The proposed racing initiative would allow the betting machines at any place that is licensed for live racing or wagering on simulcasts of races, if the location either hosts at least eight days a year of live racing, or is the Greyhound Park in Post Falls. The park was grandfathered in to allow wagering there after Idaho banned live dog racing in 1996 amid concerns over reported abuse of greyhounds at the North Idaho dog track.

In January, in an official Certificate of Review of the racing initiative, the Idaho attorney general found the machines’ constitutionality in Idaho “uncertain and likely to draw a legal challenge.”

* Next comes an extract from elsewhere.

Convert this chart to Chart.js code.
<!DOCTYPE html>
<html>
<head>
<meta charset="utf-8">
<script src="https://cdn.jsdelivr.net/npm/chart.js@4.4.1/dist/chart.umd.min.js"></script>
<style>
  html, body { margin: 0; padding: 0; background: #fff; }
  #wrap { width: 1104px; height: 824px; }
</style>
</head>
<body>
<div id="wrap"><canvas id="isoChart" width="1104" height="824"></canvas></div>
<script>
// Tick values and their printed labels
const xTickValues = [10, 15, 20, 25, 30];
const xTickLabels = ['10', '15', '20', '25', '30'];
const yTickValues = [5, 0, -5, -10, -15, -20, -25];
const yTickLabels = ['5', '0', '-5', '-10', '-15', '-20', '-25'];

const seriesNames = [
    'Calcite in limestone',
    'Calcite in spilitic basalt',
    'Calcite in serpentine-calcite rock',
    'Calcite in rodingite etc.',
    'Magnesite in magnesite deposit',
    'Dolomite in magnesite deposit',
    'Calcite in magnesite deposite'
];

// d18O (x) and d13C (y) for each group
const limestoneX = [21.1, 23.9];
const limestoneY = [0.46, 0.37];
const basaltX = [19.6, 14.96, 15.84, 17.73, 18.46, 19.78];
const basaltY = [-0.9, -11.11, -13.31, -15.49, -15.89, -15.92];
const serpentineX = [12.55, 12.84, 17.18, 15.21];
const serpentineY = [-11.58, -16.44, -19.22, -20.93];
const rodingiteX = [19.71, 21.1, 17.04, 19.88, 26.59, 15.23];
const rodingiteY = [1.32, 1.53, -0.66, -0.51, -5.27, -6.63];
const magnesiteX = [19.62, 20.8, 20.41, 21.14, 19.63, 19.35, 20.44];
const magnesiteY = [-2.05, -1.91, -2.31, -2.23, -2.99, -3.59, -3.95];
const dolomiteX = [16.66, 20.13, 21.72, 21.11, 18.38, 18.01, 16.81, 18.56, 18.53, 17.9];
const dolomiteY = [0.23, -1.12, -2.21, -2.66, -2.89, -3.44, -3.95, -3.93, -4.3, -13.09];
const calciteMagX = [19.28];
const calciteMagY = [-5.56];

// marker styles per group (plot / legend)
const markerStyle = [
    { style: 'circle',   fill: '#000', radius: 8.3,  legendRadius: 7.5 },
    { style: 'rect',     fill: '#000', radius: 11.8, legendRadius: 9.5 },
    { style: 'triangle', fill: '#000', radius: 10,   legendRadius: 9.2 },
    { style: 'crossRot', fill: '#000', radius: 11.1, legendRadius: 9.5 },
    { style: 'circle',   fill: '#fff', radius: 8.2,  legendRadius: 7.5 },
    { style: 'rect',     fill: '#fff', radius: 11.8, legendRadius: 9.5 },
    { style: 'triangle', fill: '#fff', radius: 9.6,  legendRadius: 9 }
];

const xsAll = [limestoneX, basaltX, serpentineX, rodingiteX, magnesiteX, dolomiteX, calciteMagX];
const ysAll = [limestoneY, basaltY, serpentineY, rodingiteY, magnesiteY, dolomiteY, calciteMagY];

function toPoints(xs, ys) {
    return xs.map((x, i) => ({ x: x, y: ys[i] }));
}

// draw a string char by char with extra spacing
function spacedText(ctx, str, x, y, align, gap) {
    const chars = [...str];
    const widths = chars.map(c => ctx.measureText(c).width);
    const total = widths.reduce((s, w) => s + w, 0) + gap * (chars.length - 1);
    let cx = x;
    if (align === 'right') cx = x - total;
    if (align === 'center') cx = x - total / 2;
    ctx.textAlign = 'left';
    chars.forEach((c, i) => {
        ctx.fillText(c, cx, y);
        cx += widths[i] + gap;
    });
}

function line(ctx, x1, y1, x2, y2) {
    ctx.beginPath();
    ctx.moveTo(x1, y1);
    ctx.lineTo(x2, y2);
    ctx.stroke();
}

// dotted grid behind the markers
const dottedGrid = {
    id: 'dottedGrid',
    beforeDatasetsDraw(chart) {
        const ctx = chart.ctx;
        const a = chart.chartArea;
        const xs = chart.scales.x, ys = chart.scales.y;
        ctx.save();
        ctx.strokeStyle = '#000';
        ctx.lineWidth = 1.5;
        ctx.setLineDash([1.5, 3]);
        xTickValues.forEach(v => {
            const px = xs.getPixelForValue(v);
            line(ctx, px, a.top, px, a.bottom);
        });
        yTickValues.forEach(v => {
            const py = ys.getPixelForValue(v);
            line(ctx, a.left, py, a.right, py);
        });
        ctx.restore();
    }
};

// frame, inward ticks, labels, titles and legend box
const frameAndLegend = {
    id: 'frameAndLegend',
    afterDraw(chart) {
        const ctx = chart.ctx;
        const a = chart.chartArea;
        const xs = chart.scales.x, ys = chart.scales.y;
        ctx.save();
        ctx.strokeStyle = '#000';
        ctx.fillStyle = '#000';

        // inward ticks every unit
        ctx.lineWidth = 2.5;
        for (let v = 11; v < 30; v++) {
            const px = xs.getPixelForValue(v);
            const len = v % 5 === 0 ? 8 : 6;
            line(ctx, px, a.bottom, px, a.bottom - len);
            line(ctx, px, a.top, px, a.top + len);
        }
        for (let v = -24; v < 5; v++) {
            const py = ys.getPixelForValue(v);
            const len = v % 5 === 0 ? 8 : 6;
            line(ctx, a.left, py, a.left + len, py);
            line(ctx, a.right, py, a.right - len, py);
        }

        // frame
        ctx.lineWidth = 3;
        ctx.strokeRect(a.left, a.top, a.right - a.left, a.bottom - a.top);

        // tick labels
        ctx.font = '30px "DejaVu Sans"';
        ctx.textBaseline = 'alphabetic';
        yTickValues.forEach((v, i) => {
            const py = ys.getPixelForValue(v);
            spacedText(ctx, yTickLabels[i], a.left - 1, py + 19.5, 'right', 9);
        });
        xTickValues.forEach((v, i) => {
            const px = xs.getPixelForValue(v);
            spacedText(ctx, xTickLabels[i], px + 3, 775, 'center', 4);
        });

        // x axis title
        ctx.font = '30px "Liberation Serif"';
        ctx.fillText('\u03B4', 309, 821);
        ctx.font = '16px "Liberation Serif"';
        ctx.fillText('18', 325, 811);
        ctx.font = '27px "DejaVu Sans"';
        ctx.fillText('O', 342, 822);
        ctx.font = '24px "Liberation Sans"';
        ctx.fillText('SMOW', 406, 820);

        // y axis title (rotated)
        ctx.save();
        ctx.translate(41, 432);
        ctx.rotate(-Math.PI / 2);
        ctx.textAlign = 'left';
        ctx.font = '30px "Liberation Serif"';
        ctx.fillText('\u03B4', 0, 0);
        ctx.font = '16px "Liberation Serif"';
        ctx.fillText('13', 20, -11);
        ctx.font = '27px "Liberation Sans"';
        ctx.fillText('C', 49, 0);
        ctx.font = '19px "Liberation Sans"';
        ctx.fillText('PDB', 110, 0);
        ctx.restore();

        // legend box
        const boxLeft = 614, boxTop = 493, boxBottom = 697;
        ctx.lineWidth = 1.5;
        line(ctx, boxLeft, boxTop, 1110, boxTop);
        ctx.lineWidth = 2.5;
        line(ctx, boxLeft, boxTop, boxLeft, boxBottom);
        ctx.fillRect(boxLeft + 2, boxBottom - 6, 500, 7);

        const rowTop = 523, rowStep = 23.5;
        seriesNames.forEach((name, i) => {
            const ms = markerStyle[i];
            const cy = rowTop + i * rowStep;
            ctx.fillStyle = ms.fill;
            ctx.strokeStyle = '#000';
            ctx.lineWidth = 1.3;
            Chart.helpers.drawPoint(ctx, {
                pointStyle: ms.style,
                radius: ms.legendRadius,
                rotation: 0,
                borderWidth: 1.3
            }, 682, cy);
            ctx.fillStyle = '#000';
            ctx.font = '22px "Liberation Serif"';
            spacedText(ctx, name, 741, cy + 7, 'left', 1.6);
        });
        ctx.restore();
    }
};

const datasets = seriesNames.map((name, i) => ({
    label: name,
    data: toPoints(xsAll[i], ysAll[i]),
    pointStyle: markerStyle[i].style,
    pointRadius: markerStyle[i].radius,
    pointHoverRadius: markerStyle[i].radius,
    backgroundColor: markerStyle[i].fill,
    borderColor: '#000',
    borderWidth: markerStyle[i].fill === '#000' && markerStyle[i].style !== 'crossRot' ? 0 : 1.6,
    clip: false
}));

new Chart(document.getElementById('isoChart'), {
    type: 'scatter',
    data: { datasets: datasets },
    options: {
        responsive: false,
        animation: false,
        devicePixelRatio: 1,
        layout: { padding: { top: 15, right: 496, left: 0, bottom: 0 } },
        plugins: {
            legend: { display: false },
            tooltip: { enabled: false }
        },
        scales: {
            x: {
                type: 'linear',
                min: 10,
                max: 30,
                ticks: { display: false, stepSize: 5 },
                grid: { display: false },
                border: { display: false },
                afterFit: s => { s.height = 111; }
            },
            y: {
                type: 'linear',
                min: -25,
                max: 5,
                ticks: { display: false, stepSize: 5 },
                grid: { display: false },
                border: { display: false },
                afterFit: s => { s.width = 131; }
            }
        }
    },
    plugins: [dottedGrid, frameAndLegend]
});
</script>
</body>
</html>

The committee backing the initiative has complained to law enforcement that a Coeur d’Alene Tribe-backed group opposed to the measure has harassed its signature-gatherers and engaged in “thuggish and criminal behavior.” Meanwhile, Rep. Brent Crane, R-Nampa, said in March that he was approached by a signature-gatherer in downtown Boise who insisted that the initiative would legalize only live horse racing — which already is legal in Idaho.

No initiative has made the Idaho ballot since 2013, when the Legislature sharply increased the requirements to qualify initiative or referendum measures to go before voters. In addition to collecting signatures from 6 percent of current registered voters statewide, lawmakers added a requirement to collect signatures from 6 percent of the registered voters in each of 18 of Idaho’s 35 legislative districts.

The 2013 change, which Gov. Butch Otter signed into law, followed Idaho voters’ historic rejection of the “Students Come First” education reform laws in three referendum measures in 2012, the first time since 1936 that Idaho voters have overturned laws passed by the Legislature through a referendum vote.

Only 14 ballot initiatives have passed in Idaho since statehood.